(Records with drawing code)
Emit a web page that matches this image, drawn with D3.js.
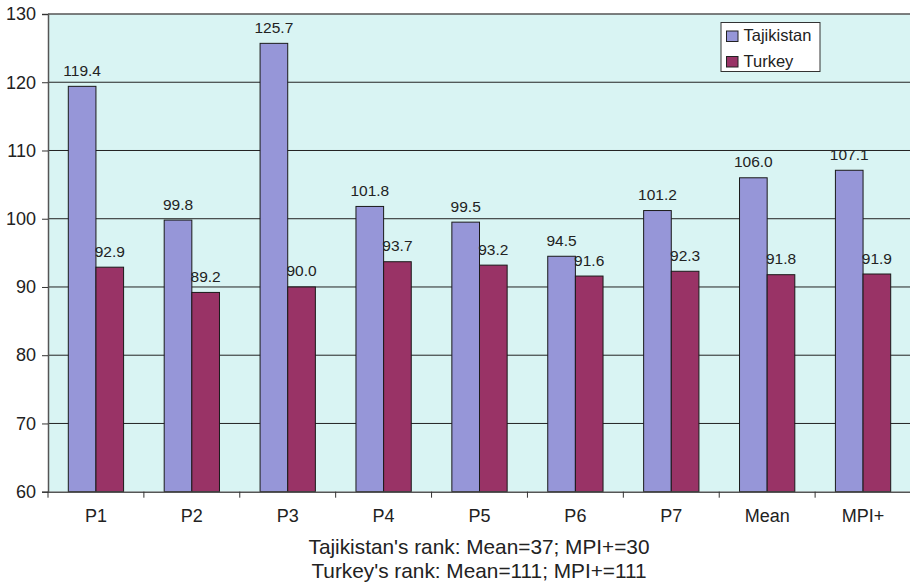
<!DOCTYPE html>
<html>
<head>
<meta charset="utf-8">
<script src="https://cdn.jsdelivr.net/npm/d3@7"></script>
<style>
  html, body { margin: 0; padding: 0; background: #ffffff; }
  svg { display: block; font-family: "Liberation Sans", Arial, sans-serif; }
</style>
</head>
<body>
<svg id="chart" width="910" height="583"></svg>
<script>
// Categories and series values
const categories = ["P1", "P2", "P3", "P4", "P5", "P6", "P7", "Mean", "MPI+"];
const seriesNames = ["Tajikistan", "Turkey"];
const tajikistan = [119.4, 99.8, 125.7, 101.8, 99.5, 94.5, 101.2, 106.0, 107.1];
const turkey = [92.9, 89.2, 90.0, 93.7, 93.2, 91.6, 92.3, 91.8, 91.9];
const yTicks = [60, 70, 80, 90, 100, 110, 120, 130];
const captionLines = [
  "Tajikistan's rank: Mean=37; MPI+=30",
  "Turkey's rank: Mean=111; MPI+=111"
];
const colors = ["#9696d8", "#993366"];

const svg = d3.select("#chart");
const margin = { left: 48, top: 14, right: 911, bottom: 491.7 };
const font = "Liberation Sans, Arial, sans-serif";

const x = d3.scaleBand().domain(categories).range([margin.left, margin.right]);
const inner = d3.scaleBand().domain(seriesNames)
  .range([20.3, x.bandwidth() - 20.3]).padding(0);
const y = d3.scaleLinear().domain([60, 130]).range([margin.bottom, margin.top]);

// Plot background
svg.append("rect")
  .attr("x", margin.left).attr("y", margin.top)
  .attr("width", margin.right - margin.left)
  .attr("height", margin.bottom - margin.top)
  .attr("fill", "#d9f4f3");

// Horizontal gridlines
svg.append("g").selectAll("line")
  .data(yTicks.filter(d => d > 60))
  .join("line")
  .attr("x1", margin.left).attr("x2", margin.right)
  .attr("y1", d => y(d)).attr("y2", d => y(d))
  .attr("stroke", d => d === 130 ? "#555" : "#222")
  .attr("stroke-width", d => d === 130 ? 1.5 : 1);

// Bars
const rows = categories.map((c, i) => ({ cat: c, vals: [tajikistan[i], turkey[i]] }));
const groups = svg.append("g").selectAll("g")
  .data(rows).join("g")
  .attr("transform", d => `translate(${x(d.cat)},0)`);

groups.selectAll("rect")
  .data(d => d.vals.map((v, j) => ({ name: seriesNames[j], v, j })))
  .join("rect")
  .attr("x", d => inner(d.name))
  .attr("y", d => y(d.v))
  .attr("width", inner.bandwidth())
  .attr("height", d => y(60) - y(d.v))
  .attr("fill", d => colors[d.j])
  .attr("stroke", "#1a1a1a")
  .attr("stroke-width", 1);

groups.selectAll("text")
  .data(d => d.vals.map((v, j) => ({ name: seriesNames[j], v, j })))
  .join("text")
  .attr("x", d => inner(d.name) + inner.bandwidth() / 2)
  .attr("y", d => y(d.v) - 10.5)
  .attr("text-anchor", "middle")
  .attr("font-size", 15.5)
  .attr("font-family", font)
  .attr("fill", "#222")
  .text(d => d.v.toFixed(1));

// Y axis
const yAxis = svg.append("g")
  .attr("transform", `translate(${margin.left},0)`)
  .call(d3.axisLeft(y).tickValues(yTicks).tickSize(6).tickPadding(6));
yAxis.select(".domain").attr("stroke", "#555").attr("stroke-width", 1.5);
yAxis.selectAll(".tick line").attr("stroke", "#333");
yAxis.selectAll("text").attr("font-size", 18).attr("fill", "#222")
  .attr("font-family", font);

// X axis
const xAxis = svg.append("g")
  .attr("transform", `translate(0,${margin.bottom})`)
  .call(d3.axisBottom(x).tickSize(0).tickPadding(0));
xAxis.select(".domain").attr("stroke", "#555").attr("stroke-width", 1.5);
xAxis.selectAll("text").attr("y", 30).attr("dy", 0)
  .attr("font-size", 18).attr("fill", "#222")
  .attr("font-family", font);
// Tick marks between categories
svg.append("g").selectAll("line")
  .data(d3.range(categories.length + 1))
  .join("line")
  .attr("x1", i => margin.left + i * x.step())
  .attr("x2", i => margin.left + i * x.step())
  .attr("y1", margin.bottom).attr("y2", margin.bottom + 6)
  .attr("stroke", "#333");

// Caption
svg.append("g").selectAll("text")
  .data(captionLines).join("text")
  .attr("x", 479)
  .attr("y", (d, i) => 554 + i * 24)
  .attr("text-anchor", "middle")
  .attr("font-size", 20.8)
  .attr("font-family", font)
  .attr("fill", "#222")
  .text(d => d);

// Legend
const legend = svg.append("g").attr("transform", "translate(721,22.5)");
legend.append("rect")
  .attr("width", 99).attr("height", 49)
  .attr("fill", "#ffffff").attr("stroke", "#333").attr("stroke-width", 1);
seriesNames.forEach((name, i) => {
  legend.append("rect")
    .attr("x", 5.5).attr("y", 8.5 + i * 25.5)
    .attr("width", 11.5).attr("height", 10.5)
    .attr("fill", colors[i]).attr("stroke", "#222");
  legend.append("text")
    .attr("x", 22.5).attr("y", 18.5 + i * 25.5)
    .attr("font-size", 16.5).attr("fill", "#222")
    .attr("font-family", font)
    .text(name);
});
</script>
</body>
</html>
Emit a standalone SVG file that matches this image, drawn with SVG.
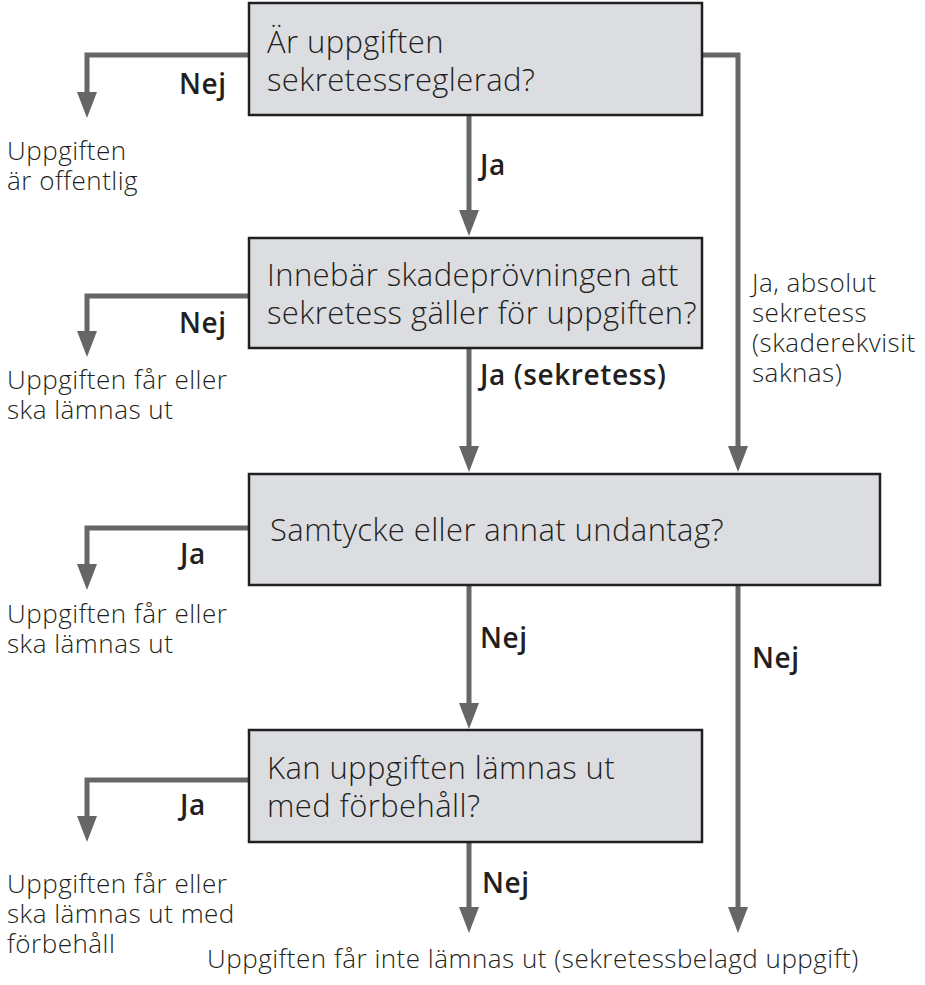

— Instructions for the task —
Go through the material above and print all of it exactly, except the pictures.

— Correct output —
Emit a web page that matches this image, drawn with D3.js.
<!DOCTYPE html>
<html>
<head>
<meta charset="utf-8">
<script src="https://cdn.jsdelivr.net/npm/d3@7"></script>
<style>
  html, body { margin: 0; padding: 0; background: #ffffff; }
  svg { display: block; font-family: "Liberation Sans", Arial, sans-serif; }
</style>
</head>
<body>
<svg id="chart" width="910" height="583"></svg>
<script>
// Categories and series values
const categories = ["P1", "P2", "P3", "P4", "P5", "P6", "P7", "Mean", "MPI+"];
const seriesNames = ["Tajikistan", "Turkey"];
const tajikistan = [119.4, 99.8, 125.7, 101.8, 99.5, 94.5, 101.2, 106.0, 107.1];
const turkey = [92.9, 89.2, 90.0, 93.7, 93.2, 91.6, 92.3, 91.8, 91.9];
const yTicks = [60, 70, 80, 90, 100, 110, 120, 130];
const captionLines = [
  "Tajikistan's rank: Mean=37; MPI+=30",
  "Turkey's rank: Mean=111; MPI+=111"
];
const colors = ["#9696d8", "#993366"];

const svg = d3.select("#chart");
const margin = { left: 48, top: 14, right: 911, bottom: 491.7 };
const font = "Liberation Sans, Arial, sans-serif";

const x = d3.scaleBand().domain(categories).range([margin.left, margin.right]);
const inner = d3.scaleBand().domain(seriesNames)
  .range([20.3, x.bandwidth() - 20.3]).padding(0);
const y = d3.scaleLinear().domain([60, 130]).range([margin.bottom, margin.top]);

// Plot background
svg.append("rect")
  .attr("x", margin.left).attr("y", margin.top)
  .attr("width", margin.right - margin.left)
  .attr("height", margin.bottom - margin.top)
  .attr("fill", "#d9f4f3");

// Horizontal gridlines
svg.append("g").selectAll("line")
  .data(yTicks.filter(d => d > 60))
  .join("line")
  .attr("x1", margin.left).attr("x2", margin.right)
  .attr("y1", d => y(d)).attr("y2", d => y(d))
  .attr("stroke", d => d === 130 ? "#555" : "#222")
  .attr("stroke-width", d => d === 130 ? 1.5 : 1);

// Bars
const rows = categories.map((c, i) => ({ cat: c, vals: [tajikistan[i], turkey[i]] }));
const groups = svg.append("g").selectAll("g")
  .data(rows).join("g")
  .attr("transform", d => `translate(${x(d.cat)},0)`);

groups.selectAll("rect")
  .data(d => d.vals.map((v, j) => ({ name: seriesNames[j], v, j })))
  .join("rect")
  .attr("x", d => inner(d.name))
  .attr("y", d => y(d.v))
  .attr("width", inner.bandwidth())
  .attr("height", d => y(60) - y(d.v))
  .attr("fill", d => colors[d.j])
  .attr("stroke", "#1a1a1a")
  .attr("stroke-width", 1);

groups.selectAll("text")
  .data(d => d.vals.map((v, j) => ({ name: seriesNames[j], v, j })))
  .join("text")
  .attr("x", d => inner(d.name) + inner.bandwidth() / 2)
  .attr("y", d => y(d.v) - 10.5)
  .attr("text-anchor", "middle")
  .attr("font-size", 15.5)
  .attr("font-family", font)
  .attr("fill", "#222")
  .text(d => d.v.toFixed(1));

// Y axis
const yAxis = svg.append("g")
  .attr("transform", `translate(${margin.left},0)`)
  .call(d3.axisLeft(y).tickValues(yTicks).tickSize(6).tickPadding(6));
yAxis.select(".domain").attr("stroke", "#555").attr("stroke-width", 1.5);
yAxis.selectAll(".tick line").attr("stroke", "#333");
yAxis.selectAll("text").attr("font-size", 18).attr("fill", "#222")
  .attr("font-family", font);

// X axis
const xAxis = svg.append("g")
  .attr("transform", `translate(0,${margin.bottom})`)
  .call(d3.axisBottom(x).tickSize(0).tickPadding(0));
xAxis.select(".domain").attr("stroke", "#555").attr("stroke-width", 1.5);
xAxis.selectAll("text").attr("y", 30).attr("dy", 0)
  .attr("font-size", 18).attr("fill", "#222")
  .attr("font-family", font);
// Tick marks between categories
svg.append("g").selectAll("line")
  .data(d3.range(categories.length + 1))
  .join("line")
  .attr("x1", i => margin.left + i * x.step())
  .attr("x2", i => margin.left + i * x.step())
  .attr("y1", margin.bottom).attr("y2", margin.bottom + 6)
  .attr("stroke", "#333");

// Caption
svg.append("g").selectAll("text")
  .data(captionLines).join("text")
  .attr("x", 479)
  .attr("y", (d, i) => 554 + i * 24)
  .attr("text-anchor", "middle")
  .attr("font-size", 20.8)
  .attr("font-family", font)
  .attr("fill", "#222")
  .text(d => d);

// Legend
const legend = svg.append("g").attr("transform", "translate(721,22.5)");
legend.append("rect")
  .attr("width", 99).attr("height", 49)
  .attr("fill", "#ffffff").attr("stroke", "#333").attr("stroke-width", 1);
seriesNames.forEach((name, i) => {
  legend.append("rect")
    .attr("x", 5.5).attr("y", 8.5 + i * 25.5)
    .attr("width", 11.5).attr("height", 10.5)
    .attr("fill", colors[i]).attr("stroke", "#222");
  legend.append("text")
    .attr("x", 22.5).attr("y", 18.5 + i * 25.5)
    .attr("font-size", 16.5).attr("fill", "#222")
    .attr("font-family", font)
    .text(name);
});
</script>
</body>
</html>
Emit a standalone SVG file that matches this image, drawn with SVG.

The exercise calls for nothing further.